When reviewing concepts, give each one a fair look in context. A logo can feel unfamiliar at first because it is new, not because it is wrong. Ask how it performs against your brief, how it will look in real applications, and whether it gives your business room to grow.
Protect Your Investment With Full Ownership
Your logo represents your company, so the final artwork and usage rights should be clear. Make sure you understand what files you will receive, whether the work is custom, and who owns the final approved design.
Full copyright ownership gives you the freedom to use your logo across marketing materials, products, signage, and future campaigns without uncertainty. It also makes it easier to work with printers, web developers, and other marketing partners later.
This is one reason small businesses often benefit from a managed design service instead of an anonymous marketplace. With Logoworks, clients receive custom design support, defined package pricing, dedicated U.S.-based project management, and final designs that are 100% theirs. The purpose is simple: help businesses look professional without adding agency-level complexity.

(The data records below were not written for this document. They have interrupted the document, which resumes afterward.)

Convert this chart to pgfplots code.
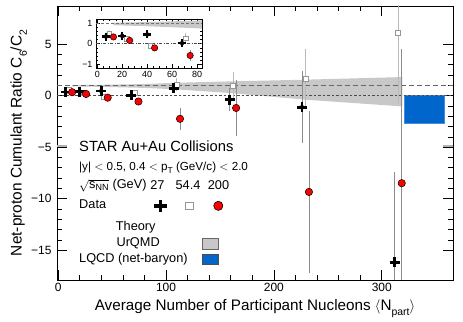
\documentclass[border=0pt]{standalone}
\usepackage{fontspec}
\setmainfont{Liberation Sans}
\usepackage{pgfplots}
\usepackage{pgfplotstable}
\pgfplotsset{compat=1.18}

\definecolor{bandgray}{RGB}{200,200,200}
\definecolor{lqcd}{RGB}{0,102,204}
\definecolor{lqcdedge}{RGB}{70,140,220}
\definecolor{errgray}{RGB}{140,140,140}
\definecolor{sqgray}{RGB}{150,150,150}
\definecolor{sqerr}{RGB}{185,185,185}

% 27 GeV (crosses)
\pgfplotstableread{
x y e
7 0.35 0.08
20 0.38 0.08
40 0.45 0.10
68 0.03 0.15
107 0.72 0.40
159 -0.39 1.10
226 -1.13 3.50
312 -16.2 8.75
}\crossdata
% 54.4 GeV (open squares)
\pgfplotstableread{
x y e
9.5 0.52 0.10
23.5 0.25 0.12
42.5 -0.10 0.15
71 0.27 0.25
110 1.05 0.65
162 0.97 1.30
229.5 1.65 2.90
315 6.1 6.80
}\squaredata
% 200 GeV (red circles)
\pgfplotstableread{
x y e
13 0.33 0.06
26 0.16 0.08
46 -0.20 0.10
74.5 -0.57 0.25
113 -2.25 1.07
165 -1.2 2.75
232.5 -9.35 7.90
318.5 -8.5 13.0
}\circledata

\newcommand{\fs}[1]{\fontsize{#1}{#1}\selectfont}

\begin{document}
\begin{tikzpicture}
\begin{axis}[
  name=main, at={(0,0)}, anchor=south west,
  scale only axis, width=396bp, height=274bp,
  xmin=-1, xmax=366, ymin=-17.9, ymax=8.7,
  xtick={0,100,200,300}, xticklabels={0,100,200,300},
  minor x tick num=4,
  ytick={-15,-10,-5,0,5}, yticklabels={−15,−10,−5,0,5},
  minor y tick num=4,
  tick align=inside, major tick length=10bp, minor tick length=5bp,
  tick style={black, line width=0.6pt},
  axis line style={line width=0.8pt},
  xticklabel style={font=\fs{12}},
  yticklabel style={font=\fs{12}, xshift=-2bp},
  xlabel={Average Number of Participant Nucleons \(\langle\)N\raisebox{-0.3em}{\fs{10.5}part}\(\rangle\)},
  ylabel={Net-proton Cumulant Ratio C\raisebox{-0.35em}{\fs{10.5}6}/C\raisebox{-0.35em}{\fs{10.5}2}},
  xlabel style={font=\fs{15.3}, at={(axis description cs:0.5,-0.112)}, anchor=base},
  ylabel style={font=\fs{15.5}, at={(axis description cs:-0.0896,0.5)}, anchor=base},
]
% UrQMD band
\addplot[fill=bandgray, draw=none] coordinates {(13,1.02)(40,1.05)(80,1.12)(110,1.25)(160,1.38)(230,1.55)(319,1.80)(319,-1.05)(230,-0.40)(160,0.25)(110,0.60)(80,0.75)(40,0.85)(13,0.90)} -- cycle;
% LQCD box
\addplot[fill=lqcd, draw=lqcdedge, line width=0.6pt] coordinates {(320.5,0)(357.5,0)(357.5,-2.65)(320.5,-2.65)} -- cycle;
% reference lines
\addplot[black!60, line width=0.6pt, dash pattern=on 5bp off 3bp] coordinates {(-1,1)(366,1)};
\addplot[black!70, line width=0.5pt, dash pattern=on 2.5bp off 2bp] coordinates {(-1,0)(366,0)};
% gray stubs at -5
\addplot[black!30, line width=1.8pt] coordinates {(-1,-4.9)(8.3,-4.9)};
\addplot[black!30, line width=1.8pt] coordinates {(356.7,-4.9)(366,-4.9)};
% error bars
\addplot[only marks, mark=none, error bars/.cd, y dir=both, y explicit, error mark=none,
  error bar style={sqerr, line width=0.7pt}] table[x=x,y=y,y error=e] {\squaredata};
\addplot[only marks, mark=none, error bars/.cd, y dir=both, y explicit, error mark=none,
  error bar style={errgray, line width=0.7pt}] table[x=x,y=y,y error=e] {\crossdata};
\addplot[only marks, mark=none, error bars/.cd, y dir=both, y explicit, error mark=none,
  error bar style={errgray, line width=0.7pt}] table[x=x,y=y,y error=e] {\circledata};
% markers
\addplot[only marks, mark=square*, mark size=2.6bp, mark options={draw=sqgray, fill=white, line width=0.6pt}] table[x=x,y=y] {\squaredata};
\addplot[only marks, mark=+, mark size=5bp, mark options={black, line width=2.8bp}] table[x=x,y=y] {\crossdata};
\addplot[only marks, mark=*, mark size=3.7bp, mark options={draw=black, fill=red, line width=0.5pt}] table[x=x,y=y] {\circledata};

% legend text
\node[anchor=west, inner sep=0pt, font=\fs{14.8}] at (axis cs:19.4,-4.96) {STAR Au+Au Collisions};
\node[anchor=west, inner sep=0pt, font=\fs{11.7}] at (axis cs:19.4,-7.0) {|y| \(<\) 0.5, 0.4 \(<\) p\raisebox{-0.22em}{\fs{8.5}T} (GeV/c) \(<\) 2.0};
\node[anchor=west, inner sep=0pt, font=\fs{12.8}] at (axis cs:19.4,-8.75) {\(\sqrt{\mbox{s}_{\mbox{\fs{9}NN}}}\) (GeV)};
\node[inner sep=0pt, font=\fs{12.8}] at (axis cs:92.1,-8.68) {27};
\node[inner sep=0pt, font=\fs{12.8}] at (axis cs:120.4,-8.68) {54.4};
\node[inner sep=0pt, font=\fs{12.8}] at (axis cs:148.7,-8.68) {200};
\node[anchor=west, inner sep=0pt, font=\fs{12.8}] at (axis cs:19.4,-10.5) {Data};
\node[anchor=west, inner sep=0pt, font=\fs{12.8}] at (axis cs:53.4,-12.8) {Theory};
\node[anchor=west, inner sep=0pt, font=\fs{12.8}] at (axis cs:54,-14.34) {UrQMD};
\node[anchor=west, inner sep=0pt, font=\fs{12.8}] at (axis cs:19.4,-15.86) {LQCD (net-baryon)};
% legend symbols
\addplot[only marks, mark=+, mark size=6.3bp, mark options={black, line width=3.5bp}] coordinates {(94.7,-10.7)};
\addplot[only marks, mark=square*, mark size=3.7bp, mark options={draw=sqgray, fill=white, line width=0.7pt}] coordinates {(121.6,-10.7)};
\addplot[only marks, mark=*, mark size=4.6bp, mark options={draw=black, fill=red, line width=0.6pt}] coordinates {(148.5,-10.7)};
\addplot[fill=bandgray, draw=black!60, line width=0.5pt] coordinates {(133.4,-13.8)(148.2,-13.8)(148.2,-14.9)(133.4,-14.9)} -- cycle;
\addplot[fill=lqcd, draw=black!70, line width=0.5pt] coordinates {(133.4,-15.4)(148.2,-15.4)(148.2,-16.4)(133.4,-16.4)} -- cycle;
\end{axis}

% inset
\begin{axis}[
  at={(39bp,261bp)}, anchor=north west,
  scale only axis, width=106bp, height=49.5bp,
  xmin=-1, xmax=84, ymin=-1.2, ymax=1.2,
  axis background/.style={fill=white},
  xtick={0,20,40,60,80}, xticklabels={0,20,40,60,80}, minor x tick num=3,
  ytick={-1,0,1}, yticklabels={−1,0,1}, minor y tick num=4,
  tick align=inside, major tick length=4bp, minor tick length=2bp,
  tick style={black, line width=0.5pt},
  axis line style={line width=0.6pt},
  xticklabel style={font=\fs{9}, yshift=1bp},
  yticklabel style={font=\fs{9}},
]
\addplot[fill=bandgray, draw=none] coordinates {(13,1.02)(40,1.05)(80,1.12)(110,1.25)(110,0.60)(80,0.75)(40,0.85)(13,0.90)} -- cycle;
\addplot[black!55, line width=0.5pt, dash pattern=on 3bp off 2bp] coordinates {(-1,1)(84,1)};
\addplot[black!70, line width=0.5pt, dash pattern=on 3bp off 1.5bp on 1bp off 1.5bp] coordinates {(-1,0)(84,0)};
\addplot[only marks, mark=none, error bars/.cd, y dir=both, y explicit, error mark=none,
  error bar style={sqerr, line width=0.6pt}] table[x=x,y=y,y error=e] {\squaredata};
\addplot[only marks, mark=none, error bars/.cd, y dir=both, y explicit, error mark=none,
  error bar style={errgray, line width=0.6pt}] table[x=x,y=y,y error=e] {\crossdata};
\addplot[only marks, mark=none, error bars/.cd, y dir=both, y explicit, error mark=none,
  error bar style={errgray, line width=0.6pt}] table[x=x,y=y,y error=e] {\circledata};
\addplot[only marks, mark=square*, mark size=2.2bp, mark options={draw=sqgray, fill=white, line width=0.5pt}] table[x=x,y=y] {\squaredata};
\addplot[only marks, mark=+, mark size=4bp, mark options={black, line width=2.3bp}] table[x=x,y=y] {\crossdata};
\addplot[only marks, mark=*, mark size=3.2bp, mark options={draw=black, fill=red, line width=0.5pt}] table[x=x,y=y] {\circledata};
\end{axis}

\pgfresetboundingbox
\path[use as bounding box] (-57bp,-42bp) rectangle (406bp,280bp);
\end{tikzpicture}
\end{document}
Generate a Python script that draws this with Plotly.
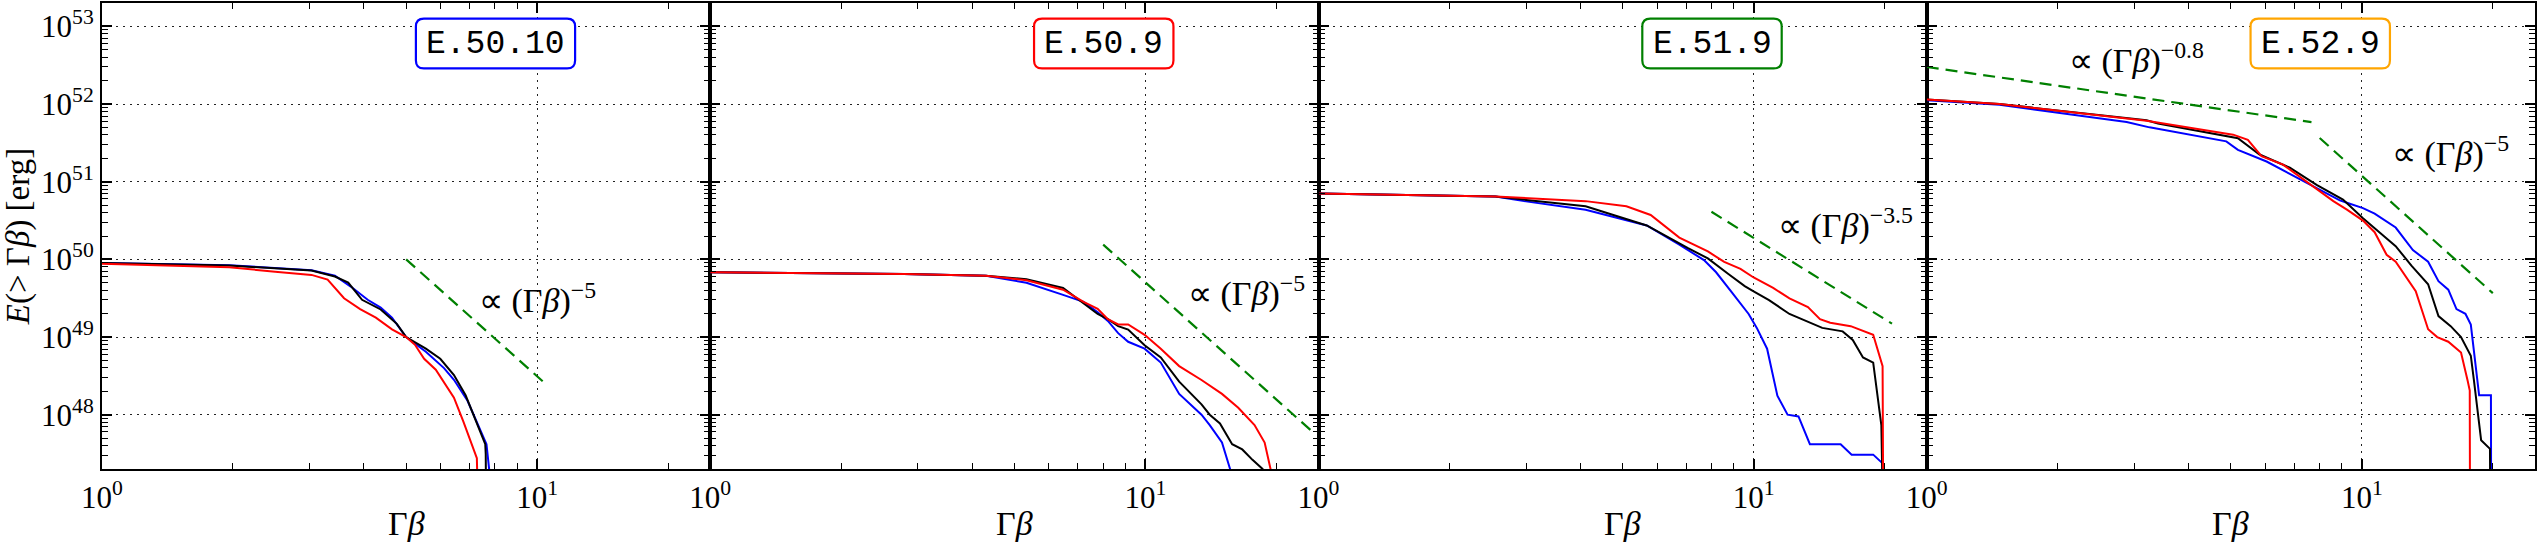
import plotly.graph_objects as go

# ---------------- data ----------------
panel_names = ["E.50.10", "E.50.9", "E.51.9", "E.52.9"]
panel_colors = ["#0000ff", "#ff0000", "#008000", "#ffa500"]

# Panel 1 : E.50.10   (x = Gamma*beta, y = log10 E)
p1_blue_x = [1.0, 1.96, 3.03, 3.43, 3.73, 4.08, 4.37, 4.64, 5.0, 5.55, 6.11, 6.44, 6.92, 7.44, 7.65, 7.86]
p1_blue_y = [49.954, 49.925, 49.86, 49.79, 49.65, 49.48, 49.38, 49.25, 49.0, 48.81, 48.6, 48.45, 48.18, 47.78, 47.62, 47.0]
p1_black_x = [1.0, 1.96, 3.03, 3.43, 3.68, 3.96, 4.37, 4.76, 5.0, 5.55, 5.99, 6.44, 6.85, 7.19, 7.6, 7.62, 7.63]
p1_black_y = [49.954, 49.92, 49.856, 49.78, 49.70, 49.48, 49.355, 49.17, 49.0, 48.85, 48.72, 48.51, 48.25, 47.955, 47.62, 47.49, 47.0]
p1_red_x = [1.0, 1.96, 2.5, 3.03, 3.3, 3.6, 3.92, 4.26, 4.64, 5.0, 5.24, 5.5, 5.85, 6.11, 6.44, 6.77, 7.1, 7.27, 7.3]
p1_red_y = [49.945, 49.9, 49.84, 49.80, 49.74, 49.5, 49.36, 49.25, 49.1, 49.0, 48.9, 48.72, 48.58, 48.42, 48.22, 47.91, 47.6, 47.44, 47.0]

# Panel 2 : E.50.9
p2_blue_x = [1.0, 2.79, 4.30, 5.33, 6.47, 7.21, 7.77, 8.20, 8.66, 9.13, 9.96, 10.85, 11.96, 13.46, 14.06, 15.0, 15.66, 15.7]
p2_blue_y = [49.834, 49.811, 49.789, 49.70, 49.543, 49.454, 49.32, 49.207, 49.05, 48.939, 48.85, 48.671, 48.268, 48.0, 47.866, 47.642, 47.3, 47.0]
p2_black_x = [1.0, 2.79, 4.30, 5.33, 6.47, 7.21, 7.77, 8.20, 8.66, 9.13, 9.96, 10.85, 11.96, 13.46, 14.06, 14.84, 15.83, 16.7, 17.63, 18.6, 18.7]
p2_black_y = [49.834, 49.811, 49.789, 49.744, 49.632, 49.431, 49.297, 49.23, 49.14, 49.096, 48.894, 48.738, 48.425, 48.134, 48.0, 47.888, 47.62, 47.553, 47.419, 47.301, 47.0]
p2_red_x = [1.0, 2.79, 4.30, 5.33, 6.47, 7.21, 7.77, 8.20, 8.66, 9.13, 9.96, 10.85, 11.96, 13.46, 15.0, 16.35, 17.82, 18.8, 19.4, 19.45]
p2_red_y = [49.834, 49.811, 49.789, 49.731, 49.61, 49.454, 49.364, 49.23, 49.163, 49.163, 49.029, 48.85, 48.626, 48.447, 48.268, 48.09, 47.866, 47.642, 47.3, 47.0]

# Panel 3 : E.51.9
p3_blue_x = [1.0, 2.55, 2.97, 4.11, 5.68, 6.75, 7.69, 8.20, 8.94, 9.74, 10.17, 10.74, 11.34, 11.97, 12.68, 13.47, 15.85, 16.8, 18.83, 19.79, 19.8]
p3_blue_y = [50.849, 50.809, 50.75, 50.639, 50.437, 50.191, 49.99, 49.834, 49.565, 49.297, 49.118, 48.85, 48.246, 48.0, 47.978, 47.62, 47.62, 47.486, 47.486, 47.374, 47.0]
p3_black_x = [1.0, 2.55, 4.11, 5.68, 7.05, 7.85, 8.75, 9.54, 10.0, 10.85, 12.09, 13.19, 14.38, 16.02, 16.9, 17.84, 18.83, 19.66, 19.79]
p3_black_y = [50.849, 50.809, 50.683, 50.437, 50.147, 50.013, 49.811, 49.655, 49.588, 49.476, 49.297, 49.207, 49.118, 49.073, 48.962, 48.738, 48.671, 47.866, 47.0]
p3_red_x = [1.0, 2.55, 4.11, 5.10, 5.80, 6.75, 7.85, 8.56, 9.33, 10.0, 11.09, 12.09, 13.33, 14.21, 15.0, 16.72, 18.83, 19.79, 19.85]
p3_red_y = [50.849, 50.809, 50.75, 50.683, 50.572, 50.281, 50.102, 49.968, 49.878, 49.767, 49.632, 49.498, 49.386, 49.23, 49.185, 49.14, 49.029, 48.626, 47.0]

# Panel 4 : E.52.9
p4_blue_x = [1.0, 1.47, 2.88, 3.25, 4.88, 5.19, 6.04, 7.73, 8.9, 9.24, 10.06, 10.7, 11.96, 13.1, 14.2, 15.0, 15.8, 16.5, 17.3, 17.8, 18.6, 19.8, 19.82]
p4_blue_y = [52.05, 51.99, 51.77, 51.70, 51.52, 51.41, 51.26, 50.94, 50.76, 50.73, 50.66, 50.59, 50.41, 50.12, 49.97, 49.72, 49.61, 49.36, 49.3, 49.16, 48.25, 48.25, 47.0]
p4_black_x = [1.0, 1.47, 3.2, 3.4, 5.19, 5.82, 6.83, 7.87, 9.05, 10.06, 10.97, 11.96, 13.0, 14.2, 15.0, 16.0, 16.9, 17.8, 18.1, 18.8, 19.7, 19.72]
p4_black_y = [52.06, 52.0, 51.79, 51.75, 51.56, 51.35, 51.18, 50.96, 50.77, 50.53, 50.35, 50.17, 49.92, 49.68, 49.27, 49.14, 49.0, 48.76, 48.44, 47.67, 47.56, 47.0]
p4_red_x = [1.0, 1.47, 3.2, 5.06, 5.47, 5.88, 6.59, 7.8, 8.6, 9.24, 10.06, 10.7, 11.4, 11.96, 13.3, 14.2, 14.9, 15.8, 16.9, 17.5, 17.7, 17.72]
p4_red_y = [52.06, 52.0, 51.786, 51.606, 51.54, 51.33, 51.22, 50.92, 50.75, 50.64, 50.5, 50.35, 50.06, 49.97, 49.59, 49.1, 49.0, 48.94, 48.8, 48.44, 48.31, 47.0]

# power-law guide lines (end points)
guide_x = [[5.0, 10.5], [8.0, 24.0], [8.0, 20.8], [1.0, 7.66], [8.0, 20.0]]
guide_E = [[1.0e50, 2.45e48], [1.55e50, 6.3e47], [4.1e50, 1.49e49], [3.0e52, 5.86e51], [3.65e51, 3.67e49]]
guide_panel = [0, 1, 2, 3, 3]
guide_labels = ["∝ (Γ<i>β</i>)<sup>−5</sup>", "∝ (Γ<i>β</i>)<sup>−5</sup>",
                "∝ (Γ<i>β</i>)<sup>−3.5</sup>", "∝ (Γ<i>β</i>)<sup>−0.8</sup>",
                "∝ (Γ<i>β</i>)<sup>−5</sup>"]

x_tickvals = [1, 10]
x_ticktext = ["10<sup>0</sup>", "10<sup>1</sup>"]
y_tickvals = [1e48, 1e49, 1e50, 1e51, 1e52, 1e53]
y_ticktext = ["10<sup>48</sup>", "10<sup>49</sup>", "10<sup>50</sup>", "10<sup>51</sup>",
              "10<sup>52</sup>", "10<sup>53</sup>"]
x_minor = [2, 3, 4, 5, 6, 7, 8, 9, 20]
y_minor = [k * 10.0 ** n for n in range(47, 54) for k in range(2, 10) if 2e47 <= k * 10.0 ** n <= 2e53]

panels = [
    [(p1_blue_x, p1_blue_y), (p1_black_x, p1_black_y), (p1_red_x, p1_red_y)],
    [(p2_blue_x, p2_blue_y), (p2_black_x, p2_black_y), (p2_red_x, p2_red_y)],
    [(p3_blue_x, p3_blue_y), (p3_black_x, p3_black_y), (p3_red_x, p3_red_y)],
    [(p4_blue_x, p4_blue_y), (p4_black_x, p4_black_y), (p4_red_x, p4_red_y)],
]
line_colors = ["#0000ff", "#000000", "#ff0000"]

# ---------------- layout geometry ----------------
W, H = 2538, 546
ML, MR, MT, MB = 102, 3, 1, 77
PW = W - ML - MR
PH = H - MT - MB
SERIF = "Liberation Serif"


def px(x):
    return (x - ML) / PW


def py(y):
    return (H - MB - y) / PH


fig = go.Figure()

for i, series in enumerate(panels):
    xa = "x" if i == 0 else f"x{i+1}"
    ya = "y" if i == 0 else f"y{i+1}"
    for (xs, ly), col in zip(series, line_colors):
        fig.add_trace(go.Scatter(x=xs, y=[10.0 ** v for v in ly], mode="lines",
                                 line=dict(color=col, width=2), xaxis=xa, yaxis=ya,
                                 showlegend=False, hoverinfo="skip"))

for gx, gE, gp in zip(guide_x, guide_E, guide_panel):
    xa = "x" if gp == 0 else f"x{gp+1}"
    ya = "y" if gp == 0 else f"y{gp+1}"
    fig.add_trace(go.Scatter(x=gx, y=gE, mode="lines",
                             line=dict(color="#008000", width=2.2, dash="12px,7px"),
                             xaxis=xa, yaxis=ya, showlegend=False, hoverinfo="skip"))

axis_common = dict(
    type="log", showline=True, linewidth=2, linecolor="black", mirror="allticks",
    ticks="inside", ticklen=10, tickwidth=1.5, tickcolor="black",
    showgrid=True, gridcolor="#222222", gridwidth=1, griddash="2px,5px",
    zeroline=False, tickfont=dict(family=SERIF, size=31, color="black"),
)

layout = dict(width=W, height=H, margin=dict(l=ML, r=MR, t=MT, b=MB),
              paper_bgcolor="white", plot_bgcolor="white", showlegend=False)

for i in range(4):
    sx = "" if i == 0 else str(i + 1)
    layout["xaxis" + sx] = dict(axis_common, domain=[i / 4, (i + 1) / 4], range=[0, 1.39794],
                                anchor="y" + sx, tickvals=x_tickvals, ticktext=x_ticktext,
                                minor=dict(tickmode="array", tickvals=x_minor, ticks="inside",
                                           ticklen=6, tickwidth=1.2, tickcolor="black", showgrid=False))
    ydict = dict(axis_common, range=[47.30103, 53.30103], anchor="x" + sx,
                 tickvals=y_tickvals, ticktext=y_ticktext,
                 minor=dict(tickmode="array", tickvals=y_minor, ticks="inside",
                            ticklen=6, tickwidth=1.2, tickcolor="black", showgrid=False))
    if i > 0:
        ydict["matches"] = "y"
        ydict["showticklabels"] = False
    else:
        ydict["title"] = dict(text="<i>E</i>(> Γ<i>β</i>) [erg]", standoff=6,
                              font=dict(family=SERIF, size=33, color="black"))
    layout["yaxis" + sx] = ydict

fig.update_layout(**layout)

annotations = []
shapes = []
panel_w = PW / 4
for i, (name, col) in enumerate(zip(panel_names, panel_colors)):
    cx = ML + i * panel_w + 393.5
    cy = 41.7
    hw = (len(name) * 19.8 + 20.6) / 2
    hh = 25
    r = 8
    x0, x1, y0, y1 = cx - hw, cx + hw, cy - hh, cy + hh
    pts = [
        ("M", x0 + r, y0), ("L", x1 - r, y0), ("Q", x1, y0, x1, y0 + r), ("L", x1, y1 - r),
        ("Q", x1, y1, x1 - r, y1), ("L", x0 + r, y1), ("Q", x0, y1, x0, y1 - r),
        ("L", x0, y0 + r), ("Q", x0, y0, x0 + r, y0),
    ]
    path = ""
    for p in pts:
        if p[0] == "Q":
            path += f"Q{px(p[1]):.6f},{py(p[2]):.6f} {px(p[3]):.6f},{py(p[4]):.6f} "
        else:
            path += f"{p[0]}{px(p[1]):.6f},{py(p[2]):.6f} "
    path += "Z"
    shapes.append(dict(type="path", path=path, xref="paper", yref="paper",
                       line=dict(color=col, width=2.2), fillcolor="white", layer="above"))
    annotations.append(dict(text=name, x=px(cx), y=py(cy + 1), xref="paper", yref="paper",
                            showarrow=False, xanchor="center", yanchor="middle",
                            font=dict(family="Liberation Mono", size=33, color="black")))
    # x-axis title
    annotations.append(dict(text="Γ<i>β</i>", x=px(ML + (i + 0.5) * panel_w), y=py(524),
                            xref="paper", yref="paper", showarrow=False,
                            xanchor="center", yanchor="middle",
                            font=dict(family=SERIF, size=34, color="black")))

# guide labels
label_pos = [(477, 298), (1186, 291), (1776, 222), (2067, 57), (2390, 150)]
for txt, (lx, ly) in zip(guide_labels, label_pos):
    annotations.append(dict(text=txt, x=px(lx), y=py(ly), xref="paper", yref="paper",
                            showarrow=False, xanchor="left", yanchor="middle",
                            font=dict(family=SERIF, size=34, color="black")))

fig.update_layout(annotations=annotations, shapes=shapes)
fig.write_html("out.html")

A Small Business Logo Guide to Choosing Design Support
The right design partner should make the process easier, not create another task for you to manage. Look for clear pricing, a proven review process, experienced designers, responsive communication, and deliverables that support both print and digital marketing.
Fast turnaround can be valuable, especially when you are preparing to launch, but speed should not mean skipping strategy. The best process moves efficiently because the team asks the right questions, sets expectations early, and gives you focused opportunities to provide feedback.
Your logo does not have to carry your entire brand on its own. It simply needs to give every other piece of your marketing a stronger foundation. Choose a design that customers can recognize, your team can use consistently, and your business can grow into with confidence.